▶ What is expected
Repeat the whole listing exactly as written.

▶ Available data
▼
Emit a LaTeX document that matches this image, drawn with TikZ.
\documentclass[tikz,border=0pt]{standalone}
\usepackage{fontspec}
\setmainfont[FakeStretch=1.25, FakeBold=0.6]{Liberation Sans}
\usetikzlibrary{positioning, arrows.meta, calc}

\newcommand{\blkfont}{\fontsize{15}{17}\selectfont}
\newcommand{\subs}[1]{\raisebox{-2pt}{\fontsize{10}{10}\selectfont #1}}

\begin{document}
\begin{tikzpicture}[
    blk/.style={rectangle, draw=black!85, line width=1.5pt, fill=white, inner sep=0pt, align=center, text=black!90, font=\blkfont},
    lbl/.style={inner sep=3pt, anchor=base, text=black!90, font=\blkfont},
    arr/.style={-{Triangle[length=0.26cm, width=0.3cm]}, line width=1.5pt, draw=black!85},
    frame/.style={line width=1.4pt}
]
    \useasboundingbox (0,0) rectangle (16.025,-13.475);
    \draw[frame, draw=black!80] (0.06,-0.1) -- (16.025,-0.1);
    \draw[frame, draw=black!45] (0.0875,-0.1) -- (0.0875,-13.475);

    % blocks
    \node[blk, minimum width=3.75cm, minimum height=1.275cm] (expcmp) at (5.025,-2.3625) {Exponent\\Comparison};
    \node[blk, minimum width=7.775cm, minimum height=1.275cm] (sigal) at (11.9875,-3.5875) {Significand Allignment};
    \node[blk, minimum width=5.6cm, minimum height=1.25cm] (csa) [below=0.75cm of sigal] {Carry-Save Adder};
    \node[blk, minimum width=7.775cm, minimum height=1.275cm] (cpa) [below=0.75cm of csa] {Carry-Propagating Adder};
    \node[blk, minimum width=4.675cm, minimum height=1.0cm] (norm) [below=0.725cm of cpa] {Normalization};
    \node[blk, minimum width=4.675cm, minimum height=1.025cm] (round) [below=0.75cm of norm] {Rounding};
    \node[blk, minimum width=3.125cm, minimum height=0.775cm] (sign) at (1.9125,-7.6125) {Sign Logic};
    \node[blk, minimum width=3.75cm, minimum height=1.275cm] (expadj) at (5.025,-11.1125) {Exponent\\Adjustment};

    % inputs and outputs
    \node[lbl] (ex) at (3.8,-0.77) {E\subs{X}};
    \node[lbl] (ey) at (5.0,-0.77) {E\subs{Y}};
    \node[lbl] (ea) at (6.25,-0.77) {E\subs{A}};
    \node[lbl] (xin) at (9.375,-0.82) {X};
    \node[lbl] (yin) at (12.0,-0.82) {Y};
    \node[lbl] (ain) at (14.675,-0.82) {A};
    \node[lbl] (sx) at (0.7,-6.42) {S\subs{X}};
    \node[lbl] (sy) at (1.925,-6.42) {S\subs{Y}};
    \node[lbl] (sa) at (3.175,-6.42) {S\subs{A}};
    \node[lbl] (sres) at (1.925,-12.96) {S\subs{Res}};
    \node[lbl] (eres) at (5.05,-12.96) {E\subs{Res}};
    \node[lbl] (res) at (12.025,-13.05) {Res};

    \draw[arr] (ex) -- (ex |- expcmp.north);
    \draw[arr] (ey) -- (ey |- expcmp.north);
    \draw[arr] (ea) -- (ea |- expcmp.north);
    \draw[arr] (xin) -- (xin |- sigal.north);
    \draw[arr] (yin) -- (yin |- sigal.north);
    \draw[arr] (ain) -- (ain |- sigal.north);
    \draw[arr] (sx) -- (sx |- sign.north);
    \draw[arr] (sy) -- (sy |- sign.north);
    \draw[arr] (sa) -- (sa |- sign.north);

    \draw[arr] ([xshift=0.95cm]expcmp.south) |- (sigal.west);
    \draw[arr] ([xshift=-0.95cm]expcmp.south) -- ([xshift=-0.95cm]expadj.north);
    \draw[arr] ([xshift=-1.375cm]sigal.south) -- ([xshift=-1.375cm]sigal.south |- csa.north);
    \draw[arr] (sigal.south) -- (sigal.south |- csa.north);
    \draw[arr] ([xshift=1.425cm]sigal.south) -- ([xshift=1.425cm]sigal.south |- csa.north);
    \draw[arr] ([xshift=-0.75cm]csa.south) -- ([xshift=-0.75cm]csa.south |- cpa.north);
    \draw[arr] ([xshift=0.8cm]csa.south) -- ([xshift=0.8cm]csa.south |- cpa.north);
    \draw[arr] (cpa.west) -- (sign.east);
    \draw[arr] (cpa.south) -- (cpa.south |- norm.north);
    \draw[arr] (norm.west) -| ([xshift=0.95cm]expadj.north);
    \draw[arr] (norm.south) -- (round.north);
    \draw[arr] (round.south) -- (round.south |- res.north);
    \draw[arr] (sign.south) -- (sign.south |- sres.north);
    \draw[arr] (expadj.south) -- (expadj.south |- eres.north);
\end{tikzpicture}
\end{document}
▲
▶ Exercise result
Emit a LaTeX document that matches this image, drawn with TikZ.
\documentclass[tikz,border=0pt]{standalone}
\usepackage{fontspec}
\setmainfont[FakeStretch=1.25, FakeBold=0.6]{Liberation Sans}
\usetikzlibrary{positioning, arrows.meta, calc}

\newcommand{\blkfont}{\fontsize{15}{17}\selectfont}
\newcommand{\subs}[1]{\raisebox{-2pt}{\fontsize{10}{10}\selectfont #1}}

\begin{document}
\begin{tikzpicture}[
    blk/.style={rectangle, draw=black!85, line width=1.5pt, fill=white, inner sep=0pt, align=center, text=black!90, font=\blkfont},
    lbl/.style={inner sep=3pt, anchor=base, text=black!90, font=\blkfont},
    arr/.style={-{Triangle[length=0.26cm, width=0.3cm]}, line width=1.5pt, draw=black!85},
    frame/.style={line width=1.4pt}
]
    \useasboundingbox (0,0) rectangle (16.025,-13.475);
    \draw[frame, draw=black!80] (0.06,-0.1) -- (16.025,-0.1);
    \draw[frame, draw=black!45] (0.0875,-0.1) -- (0.0875,-13.475);

    % blocks
    \node[blk, minimum width=3.75cm, minimum height=1.275cm] (expcmp) at (5.025,-2.3625) {Exponent\\Comparison};
    \node[blk, minimum width=7.775cm, minimum height=1.275cm] (sigal) at (11.9875,-3.5875) {Significand Allignment};
    \node[blk, minimum width=5.6cm, minimum height=1.25cm] (csa) [below=0.75cm of sigal] {Carry-Save Adder};
    \node[blk, minimum width=7.775cm, minimum height=1.275cm] (cpa) [below=0.75cm of csa] {Carry-Propagating Adder};
    \node[blk, minimum width=4.675cm, minimum height=1.0cm] (norm) [below=0.725cm of cpa] {Normalization};
    \node[blk, minimum width=4.675cm, minimum height=1.025cm] (round) [below=0.75cm of norm] {Rounding};
    \node[blk, minimum width=3.125cm, minimum height=0.775cm] (sign) at (1.9125,-7.6125) {Sign Logic};
    \node[blk, minimum width=3.75cm, minimum height=1.275cm] (expadj) at (5.025,-11.1125) {Exponent\\Adjustment};

    % inputs and outputs
    \node[lbl] (ex) at (3.8,-0.77) {E\subs{X}};
    \node[lbl] (ey) at (5.0,-0.77) {E\subs{Y}};
    \node[lbl] (ea) at (6.25,-0.77) {E\subs{A}};
    \node[lbl] (xin) at (9.375,-0.82) {X};
    \node[lbl] (yin) at (12.0,-0.82) {Y};
    \node[lbl] (ain) at (14.675,-0.82) {A};
    \node[lbl] (sx) at (0.7,-6.42) {S\subs{X}};
    \node[lbl] (sy) at (1.925,-6.42) {S\subs{Y}};
    \node[lbl] (sa) at (3.175,-6.42) {S\subs{A}};
    \node[lbl] (sres) at (1.925,-12.96) {S\subs{Res}};
    \node[lbl] (eres) at (5.05,-12.96) {E\subs{Res}};
    \node[lbl] (res) at (12.025,-13.05) {Res};

    \draw[arr] (ex) -- (ex |- expcmp.north);
    \draw[arr] (ey) -- (ey |- expcmp.north);
    \draw[arr] (ea) -- (ea |- expcmp.north);
    \draw[arr] (xin) -- (xin |- sigal.north);
    \draw[arr] (yin) -- (yin |- sigal.north);
    \draw[arr] (ain) -- (ain |- sigal.north);
    \draw[arr] (sx) -- (sx |- sign.north);
    \draw[arr] (sy) -- (sy |- sign.north);
    \draw[arr] (sa) -- (sa |- sign.north);

    \draw[arr] ([xshift=0.95cm]expcmp.south) |- (sigal.west);
    \draw[arr] ([xshift=-0.95cm]expcmp.south) -- ([xshift=-0.95cm]expadj.north);
    \draw[arr] ([xshift=-1.375cm]sigal.south) -- ([xshift=-1.375cm]sigal.south |- csa.north);
    \draw[arr] (sigal.south) -- (sigal.south |- csa.north);
    \draw[arr] ([xshift=1.425cm]sigal.south) -- ([xshift=1.425cm]sigal.south |- csa.north);
    \draw[arr] ([xshift=-0.75cm]csa.south) -- ([xshift=-0.75cm]csa.south |- cpa.north);
    \draw[arr] ([xshift=0.8cm]csa.south) -- ([xshift=0.8cm]csa.south |- cpa.north);
    \draw[arr] (cpa.west) -- (sign.east);
    \draw[arr] (cpa.south) -- (cpa.south |- norm.north);
    \draw[arr] (norm.west) -| ([xshift=0.95cm]expadj.north);
    \draw[arr] (norm.south) -- (round.north);
    \draw[arr] (round.south) -- (round.south |- res.north);
    \draw[arr] (sign.south) -- (sign.south |- sres.north);
    \draw[arr] (expadj.south) -- (expadj.south |- eres.north);
\end{tikzpicture}
\end{document}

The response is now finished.